SOURCE MATERIAL —
>> begin
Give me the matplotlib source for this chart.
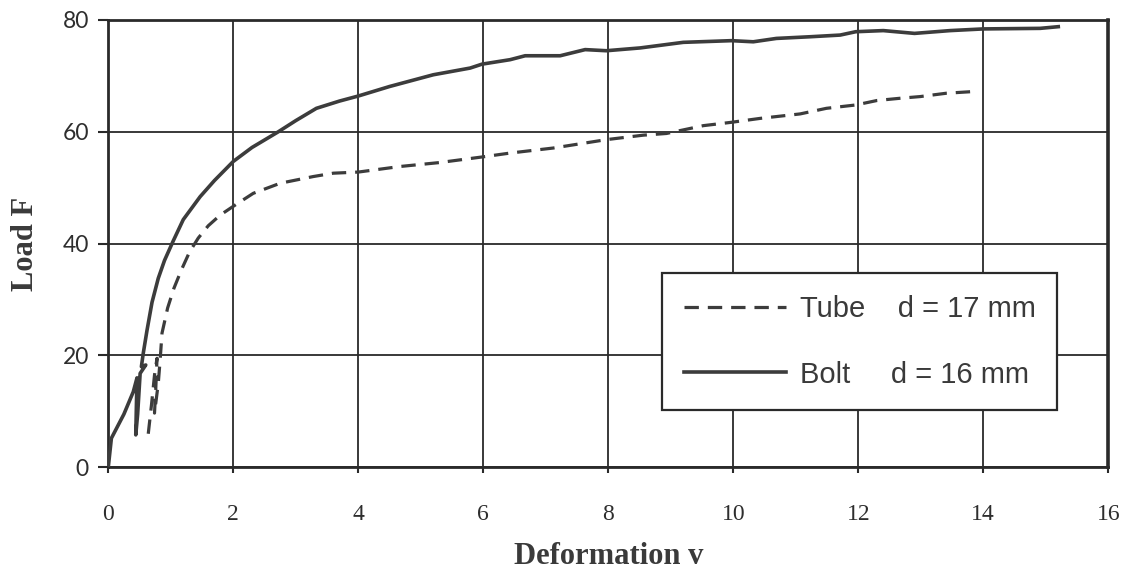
import matplotlib
matplotlib.use("Agg")
import matplotlib.pyplot as plt

# measured load-deformation curves
tube_v = [0.64, 0.69, 0.74, 0.78, 0.76, 0.74, 0.80, 0.83, 0.86, 0.95, 1.05, 1.17, 1.30,
          1.44, 1.60, 1.79, 2.03, 2.32, 2.75, 3.28, 3.60, 4.00, 4.67, 5.30, 5.98, 6.43,
          7.12, 7.97, 8.56, 8.93, 9.52, 9.97, 10.43, 11.07, 11.49, 11.96, 12.30, 12.67,
          12.99, 13.41, 13.84]
tube_F = [6.0, 11.0, 16.5, 19.5, 14.0, 9.7, 15.0, 19.2, 24.0, 28.5, 32.0, 35.3, 38.5,
          41.0, 43.2, 45.1, 46.9, 49.0, 50.8, 52.0, 52.6, 52.8, 53.8, 54.5, 55.5, 56.2,
          57.1, 58.6, 59.4, 59.7, 61.1, 61.7, 62.4, 63.2, 64.2, 64.8, 65.6, 66.0,
          66.3, 66.9, 67.2]

bolt_v = [0, 0.05, 0.25, 0.40, 0.46, 0.44, 0.47, 0.51, 0.60, 0.53, 0.56, 0.62, 0.70,
          0.80, 0.90, 1.04, 1.20, 1.47, 1.70, 2.00, 2.30, 2.72, 3.00, 3.33, 3.70, 4.00,
          4.50, 5.20, 5.79, 5.98, 6.43, 6.67, 7.23, 7.63, 7.97, 8.51, 9.20, 9.97, 10.32,
          10.69, 11.23, 11.71, 11.96, 12.40, 12.90, 13.47, 14.00, 14.91, 15.20]
bolt_F = [0, 5.2, 9.5, 13.5, 16.0, 5.8, 9.5, 16.8, 18.3, 18.0, 20.4, 24.5, 29.5,
          33.8, 37.0, 40.5, 44.3, 48.4, 51.3, 54.7, 57.2, 60.0, 62.0, 64.2, 65.5, 66.4,
          68.1, 70.2, 71.4, 72.1, 72.9, 73.6, 73.6, 74.7, 74.5, 75.0, 76.0, 76.3, 76.1,
          76.7, 77.0, 77.3, 77.9, 78.1, 77.6, 78.1, 78.4, 78.5, 78.8]

x_ticks = [0, 2, 4, 6, 8, 10, 12, 14, 16]
y_ticks = [0, 20, 40, 60, 80]

ink = "#3c3c3c"

fig = plt.figure(figsize=(11.36, 5.69), dpi=100)
ax = fig.add_axes([0.0953, 0.1787, 0.8803, 0.7862])

ax.plot(tube_v, tube_F, color=ink, lw=2.3, dashes=(4.5, 2.8),
        solid_capstyle="butt", label="Tube    d = 17 mm", zorder=3)
ax.plot(bolt_v, bolt_F, color=ink, lw=2.6, solid_joinstyle="round",
        label="Bolt     d = 16 mm", zorder=3)

ax.set_xlim(0, 16)
ax.set_ylim(0, 80)
ax.set_xticks(x_ticks)
ax.set_yticks(y_ticks)
ax.grid(True, color="#2a2a2a", lw=1.3)
ax.set_axisbelow(True)

for side in ["left", "bottom", "top", "right"]:
    ax.spines[side].set_color("#2a2a2a")
    ax.spines[side].set_linewidth(2.0)
ax.spines["right"].set_linewidth(2.6)

ax.tick_params(axis="y", direction="out", length=7, width=1.5, pad=7, color="#2a2a2a")
ax.tick_params(axis="x", direction="out", length=4.5, width=1.5, pad=22, color="#2a2a2a")
for lab in ax.get_xticklabels():
    lab.set_fontfamily("Liberation Serif")
    lab.set_fontsize(17)
    lab.set_color("#2e2e2e")
for lab in ax.get_yticklabels():
    lab.set_fontfamily("Lato")
    lab.set_fontsize(16.5)
    lab.set_color("#2e2e2e")

ax.set_xlabel("Deformation v", fontfamily="Liberation Serif", fontweight="bold",
              fontsize=22, color="#3a3a3a", labelpad=12)
ax.set_ylabel("Load F", fontfamily="Liberation Serif", fontweight="bold",
              fontsize=22, color="#3a3a3a", labelpad=16)

leg = ax.legend(loc="upper left", bbox_to_anchor=(0.5535, 0.4337),
                prop={"family": "Liberation Sans", "size": 21},
                frameon=True, fancybox=False, framealpha=1,
                handlelength=3.5, handletextpad=0.48, borderpad=0.75,
                labelspacing=1.28, borderaxespad=0)
leg.get_frame().set_edgecolor("#2a2a2a")
leg.get_frame().set_linewidth(1.6)
for t in leg.get_texts():
    t.set_color("#3a3a3a")

fig.savefig("out.png", dpi=100)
>> end
Transcribe the opening line of the listing above, please, and every line after it through the line with "66.3, 66.9, 67.2]", word for word, without pictures.

Give me the matplotlib source for this chart.
import matplotlib
matplotlib.use("Agg")
import matplotlib.pyplot as plt

# measured load-deformation curves
tube_v = [0.64, 0.69, 0.74, 0.78, 0.76, 0.74, 0.80, 0.83, 0.86, 0.95, 1.05, 1.17, 1.30,
          1.44, 1.60, 1.79, 2.03, 2.32, 2.75, 3.28, 3.60, 4.00, 4.67, 5.30, 5.98, 6.43,
          7.12, 7.97, 8.56, 8.93, 9.52, 9.97, 10.43, 11.07, 11.49, 11.96, 12.30, 12.67,
          12.99, 13.41, 13.84]
tube_F = [6.0, 11.0, 16.5, 19.5, 14.0, 9.7, 15.0, 19.2, 24.0, 28.5, 32.0, 35.3, 38.5,
          41.0, 43.2, 45.1, 46.9, 49.0, 50.8, 52.0, 52.6, 52.8, 53.8, 54.5, 55.5, 56.2,
          57.1, 58.6, 59.4, 59.7, 61.1, 61.7, 62.4, 63.2, 64.2, 64.8, 65.6, 66.0,
          66.3, 66.9, 67.2]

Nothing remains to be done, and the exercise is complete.